Raw data>

+-------+

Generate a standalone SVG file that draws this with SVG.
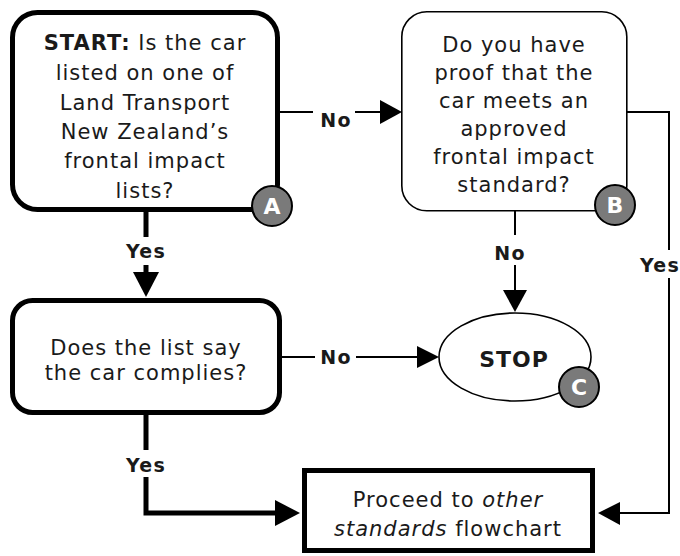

+-------+

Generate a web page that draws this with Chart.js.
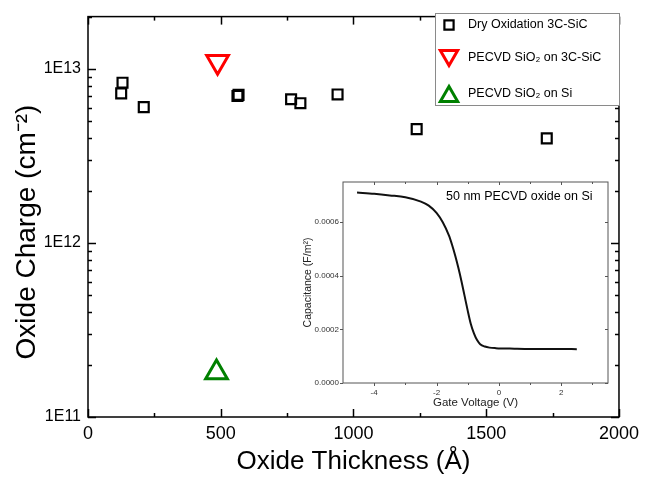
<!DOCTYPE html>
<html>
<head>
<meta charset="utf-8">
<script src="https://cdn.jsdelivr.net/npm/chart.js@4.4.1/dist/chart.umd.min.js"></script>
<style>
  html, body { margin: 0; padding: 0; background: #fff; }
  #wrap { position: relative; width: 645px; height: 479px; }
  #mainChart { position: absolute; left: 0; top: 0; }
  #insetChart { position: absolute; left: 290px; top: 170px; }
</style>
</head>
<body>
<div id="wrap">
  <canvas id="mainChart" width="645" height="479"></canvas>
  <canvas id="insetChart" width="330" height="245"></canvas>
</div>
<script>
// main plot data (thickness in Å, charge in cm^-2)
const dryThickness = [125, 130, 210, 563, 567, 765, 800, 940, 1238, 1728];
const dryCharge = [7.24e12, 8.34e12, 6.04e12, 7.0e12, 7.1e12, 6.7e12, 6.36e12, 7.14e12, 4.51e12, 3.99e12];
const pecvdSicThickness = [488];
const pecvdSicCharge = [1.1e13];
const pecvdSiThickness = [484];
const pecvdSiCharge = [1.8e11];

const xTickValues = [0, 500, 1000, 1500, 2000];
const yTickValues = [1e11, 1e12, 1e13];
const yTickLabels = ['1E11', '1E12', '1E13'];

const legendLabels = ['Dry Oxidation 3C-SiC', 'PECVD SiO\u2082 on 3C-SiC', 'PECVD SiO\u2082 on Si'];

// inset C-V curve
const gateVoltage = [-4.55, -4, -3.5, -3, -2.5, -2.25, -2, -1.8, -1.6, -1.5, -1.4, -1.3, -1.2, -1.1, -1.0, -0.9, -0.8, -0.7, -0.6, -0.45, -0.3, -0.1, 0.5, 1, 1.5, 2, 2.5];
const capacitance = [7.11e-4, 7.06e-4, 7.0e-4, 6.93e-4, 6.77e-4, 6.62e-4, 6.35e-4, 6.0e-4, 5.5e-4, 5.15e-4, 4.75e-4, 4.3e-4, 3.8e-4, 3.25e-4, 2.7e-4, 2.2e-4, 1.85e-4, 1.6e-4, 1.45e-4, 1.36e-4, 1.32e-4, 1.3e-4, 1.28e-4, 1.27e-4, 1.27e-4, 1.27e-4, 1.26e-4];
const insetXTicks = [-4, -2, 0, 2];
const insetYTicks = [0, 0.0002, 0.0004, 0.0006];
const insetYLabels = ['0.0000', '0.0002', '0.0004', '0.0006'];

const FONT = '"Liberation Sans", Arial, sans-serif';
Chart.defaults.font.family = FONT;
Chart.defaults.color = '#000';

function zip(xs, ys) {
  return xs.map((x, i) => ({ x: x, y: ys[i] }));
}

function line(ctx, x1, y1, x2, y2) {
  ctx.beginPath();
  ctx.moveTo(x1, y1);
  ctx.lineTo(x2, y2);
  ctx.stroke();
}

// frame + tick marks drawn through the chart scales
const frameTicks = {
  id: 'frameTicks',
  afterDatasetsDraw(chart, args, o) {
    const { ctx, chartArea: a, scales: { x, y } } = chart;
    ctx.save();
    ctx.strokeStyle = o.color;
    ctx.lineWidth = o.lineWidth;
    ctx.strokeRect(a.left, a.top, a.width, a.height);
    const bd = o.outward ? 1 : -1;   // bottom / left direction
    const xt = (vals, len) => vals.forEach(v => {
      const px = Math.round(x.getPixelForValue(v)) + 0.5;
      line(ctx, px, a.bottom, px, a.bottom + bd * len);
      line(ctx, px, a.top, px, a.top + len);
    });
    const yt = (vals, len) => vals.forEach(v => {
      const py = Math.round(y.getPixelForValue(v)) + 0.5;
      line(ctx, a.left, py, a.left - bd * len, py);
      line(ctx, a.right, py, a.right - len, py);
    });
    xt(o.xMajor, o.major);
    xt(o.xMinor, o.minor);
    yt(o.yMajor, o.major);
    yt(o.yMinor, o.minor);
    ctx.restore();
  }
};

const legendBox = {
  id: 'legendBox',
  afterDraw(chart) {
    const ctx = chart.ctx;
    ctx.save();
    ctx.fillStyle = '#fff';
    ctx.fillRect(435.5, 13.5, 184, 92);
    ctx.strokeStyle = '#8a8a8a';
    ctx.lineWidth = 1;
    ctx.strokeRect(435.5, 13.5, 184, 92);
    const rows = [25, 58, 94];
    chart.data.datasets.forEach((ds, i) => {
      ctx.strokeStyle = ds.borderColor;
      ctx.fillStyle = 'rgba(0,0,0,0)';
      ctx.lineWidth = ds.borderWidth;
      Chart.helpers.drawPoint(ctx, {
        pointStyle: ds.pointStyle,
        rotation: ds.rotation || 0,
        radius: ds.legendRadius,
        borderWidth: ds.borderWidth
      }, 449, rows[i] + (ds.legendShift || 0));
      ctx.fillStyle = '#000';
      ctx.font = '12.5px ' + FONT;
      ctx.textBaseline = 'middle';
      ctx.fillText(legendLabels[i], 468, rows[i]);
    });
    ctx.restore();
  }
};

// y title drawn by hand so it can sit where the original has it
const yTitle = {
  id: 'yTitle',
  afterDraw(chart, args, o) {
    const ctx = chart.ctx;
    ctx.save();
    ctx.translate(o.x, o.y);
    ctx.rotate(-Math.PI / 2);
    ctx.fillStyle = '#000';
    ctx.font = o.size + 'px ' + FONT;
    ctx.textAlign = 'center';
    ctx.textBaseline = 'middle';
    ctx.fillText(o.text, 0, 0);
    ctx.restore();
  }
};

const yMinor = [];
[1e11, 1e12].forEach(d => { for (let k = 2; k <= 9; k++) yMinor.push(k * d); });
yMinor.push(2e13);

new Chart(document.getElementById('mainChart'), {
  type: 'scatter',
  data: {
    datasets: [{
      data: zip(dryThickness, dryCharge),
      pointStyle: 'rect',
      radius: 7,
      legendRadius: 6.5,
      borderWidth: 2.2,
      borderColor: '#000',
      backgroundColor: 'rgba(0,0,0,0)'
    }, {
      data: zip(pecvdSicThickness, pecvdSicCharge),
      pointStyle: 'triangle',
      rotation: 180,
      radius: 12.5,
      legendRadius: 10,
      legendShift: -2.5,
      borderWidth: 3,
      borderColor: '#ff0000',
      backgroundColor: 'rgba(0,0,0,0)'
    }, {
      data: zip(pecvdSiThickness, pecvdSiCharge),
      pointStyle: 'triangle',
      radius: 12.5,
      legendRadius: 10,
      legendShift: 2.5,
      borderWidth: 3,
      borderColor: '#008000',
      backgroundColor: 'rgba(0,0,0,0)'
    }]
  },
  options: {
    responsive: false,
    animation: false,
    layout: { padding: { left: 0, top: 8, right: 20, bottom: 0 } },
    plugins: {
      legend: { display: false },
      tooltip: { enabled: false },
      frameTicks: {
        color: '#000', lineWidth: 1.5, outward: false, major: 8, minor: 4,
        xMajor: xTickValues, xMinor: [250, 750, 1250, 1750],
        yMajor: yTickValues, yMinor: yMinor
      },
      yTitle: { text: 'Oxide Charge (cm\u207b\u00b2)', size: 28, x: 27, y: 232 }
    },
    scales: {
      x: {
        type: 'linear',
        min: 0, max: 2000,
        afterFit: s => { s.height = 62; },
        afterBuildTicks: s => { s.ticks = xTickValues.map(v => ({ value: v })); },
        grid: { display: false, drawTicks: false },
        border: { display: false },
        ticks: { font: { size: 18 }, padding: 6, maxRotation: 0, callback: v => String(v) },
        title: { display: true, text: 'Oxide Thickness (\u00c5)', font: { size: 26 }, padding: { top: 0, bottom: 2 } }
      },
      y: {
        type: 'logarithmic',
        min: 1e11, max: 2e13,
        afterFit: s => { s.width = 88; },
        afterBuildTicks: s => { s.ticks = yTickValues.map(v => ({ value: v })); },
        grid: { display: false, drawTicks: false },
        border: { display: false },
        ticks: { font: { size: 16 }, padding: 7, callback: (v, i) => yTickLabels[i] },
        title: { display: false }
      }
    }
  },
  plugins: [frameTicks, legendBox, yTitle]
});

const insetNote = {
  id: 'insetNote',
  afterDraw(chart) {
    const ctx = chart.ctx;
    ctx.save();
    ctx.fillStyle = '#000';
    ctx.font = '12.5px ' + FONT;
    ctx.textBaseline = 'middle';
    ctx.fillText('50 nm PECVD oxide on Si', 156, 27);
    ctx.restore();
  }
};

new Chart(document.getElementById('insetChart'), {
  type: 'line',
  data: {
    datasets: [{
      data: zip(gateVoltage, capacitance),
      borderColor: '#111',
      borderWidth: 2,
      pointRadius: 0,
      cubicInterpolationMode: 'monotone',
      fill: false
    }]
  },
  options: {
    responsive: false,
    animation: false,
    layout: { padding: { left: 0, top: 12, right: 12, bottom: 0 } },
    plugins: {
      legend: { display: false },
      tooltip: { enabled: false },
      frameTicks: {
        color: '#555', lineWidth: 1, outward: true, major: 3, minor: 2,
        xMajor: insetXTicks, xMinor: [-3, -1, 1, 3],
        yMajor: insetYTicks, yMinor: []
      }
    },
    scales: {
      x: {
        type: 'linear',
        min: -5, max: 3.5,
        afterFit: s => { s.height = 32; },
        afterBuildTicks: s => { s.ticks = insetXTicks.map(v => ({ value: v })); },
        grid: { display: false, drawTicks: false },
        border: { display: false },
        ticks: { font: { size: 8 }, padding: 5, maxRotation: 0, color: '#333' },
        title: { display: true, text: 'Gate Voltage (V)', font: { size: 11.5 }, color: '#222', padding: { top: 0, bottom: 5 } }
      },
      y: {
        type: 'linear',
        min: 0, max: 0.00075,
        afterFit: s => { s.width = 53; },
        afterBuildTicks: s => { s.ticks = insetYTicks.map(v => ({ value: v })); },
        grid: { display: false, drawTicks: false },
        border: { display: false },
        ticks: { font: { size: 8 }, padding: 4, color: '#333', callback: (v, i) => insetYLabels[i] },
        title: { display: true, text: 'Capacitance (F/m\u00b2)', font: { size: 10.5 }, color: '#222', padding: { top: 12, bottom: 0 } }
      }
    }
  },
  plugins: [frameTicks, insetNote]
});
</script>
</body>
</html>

+-------+

Go through the records and pull out each line that includes the word "Generate".

Generate a standalone SVG file that draws this with SVG.
Generate a web page that draws this with Chart.js.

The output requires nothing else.